Summer doesn’t begin for nearly a month, but for many Americans, the Memorial Day weekend signifies the beginning of the season. We gather with friends and family, fire up the grills, picnic, and share lots of food, including the first of the summer fruits – the strawberry.
In fact, May has been designated National Strawberry Month for some years now [at least since 1997 which I discovered through a Google search], inspiring festivals, celebrations, and countless articles and sites singing the praises of this delicious fruit. One of the most entertaining strawberry sites I found is one from the U of Illinois Extension Service packed with historical facts, nutritional data, legends and lore, growing tips and recipes.
Eighty-five percent of the nation’s strawberries come from California, where the fruit is grown year-round. In 2010, over 2 billion pounds of strawberries were harvested in the state, with a value of $2.1 billion. It should be no surprise that the California Strawberry Commission (enacted in 1993) has a comprehensive site promoting the strawberry with details on its economic importance, its health and nutritional benefits, and its taste and versatility (lots of recipes).
One topic not covered extensively in this site, however, is the use of pesticides in strawberry cultivation. The Environmental Working Group includes strawberries in the Number 3 spot on their “Dirty Dozen” list in their Shopper’s Guide to Pesticides in Produce, updated in 2011.
The good news is that since I wrote about this topic in 2010, organic strawberries have become easier to find in supermarkets, including the Elm City Market, and their price has come down.
We’ve been enjoying them at my house all through the month of May. Local varieties are still weeks away, but I just can’t resist the seductive strawberry, especially at such an attractive price.
The new way I’ve discovered to enjoy them is — dessert as real food — fresh strawberries with sweet ricotta “cream.” Here is my recipe, tweaked from a couple of things I found on the internet.
Fresh Strawberries with Sweet Ricotta “Cream”
INGREDIENTS
- 2 cups, sliced, fresh strawberries
- 1/2 cup low-fat ricotta cheese (I use the local Calabro from East Haven, CT)
- 1/8 cup low-fat milk
- 1-1/2 teaspoons sugar
- 3/8 teaspoon vanilla (I use Baldwin’s made in W. Stockbridge, MA)
DIRECTIONS
- Whisk (or purée) all ingredients EXCEPT strawberries in a pyrex measuring cup, metal bowl, or other freezer-safe container.
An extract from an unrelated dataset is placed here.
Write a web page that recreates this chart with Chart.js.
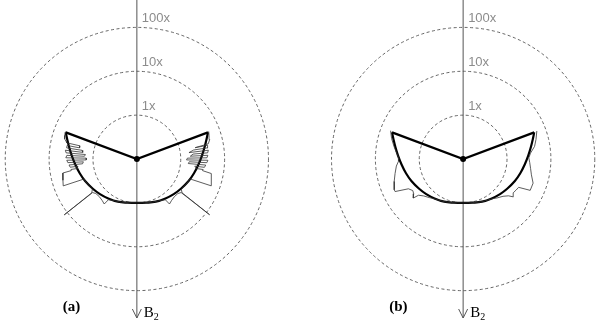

- Chill in freezer for 10 minutes.
- Stir.
- Keep very cold until serving time.
- Place strawberries in two bowls or glasses. Spoon “cream” on top.
This dessert is best if you can have the topping finished as close to serving time as possible. This is a delicious treat without any of the guilt sometimes associated with dessert. By my calculations, based on the nutritional facts for strawberries, low-fat ricotta, and sugar, each serving provides 160% of your vitamin C, 18% of your calcium, and 8% of your dietary fiber for a mere 142 calories.
Go ahead, enjoy! This is a perfect dessert to contribute to your next pot luck.
Have a great holiday.
I often blog on food, food issues, or topics related to growing things on Monday in support of Meatless Monday, one of several programs developed in the Healthy Monday project, founded in 2003 in association with Columbia University’s Mailman School of Public Health, Johns Hopkins Bloomberg School of Public Health and Syracuse University’s Newhouse School of Communications. Meatless Monday’s goal is “to help reduce meat consumption 15% in order to improve personal health and the health of our planet.”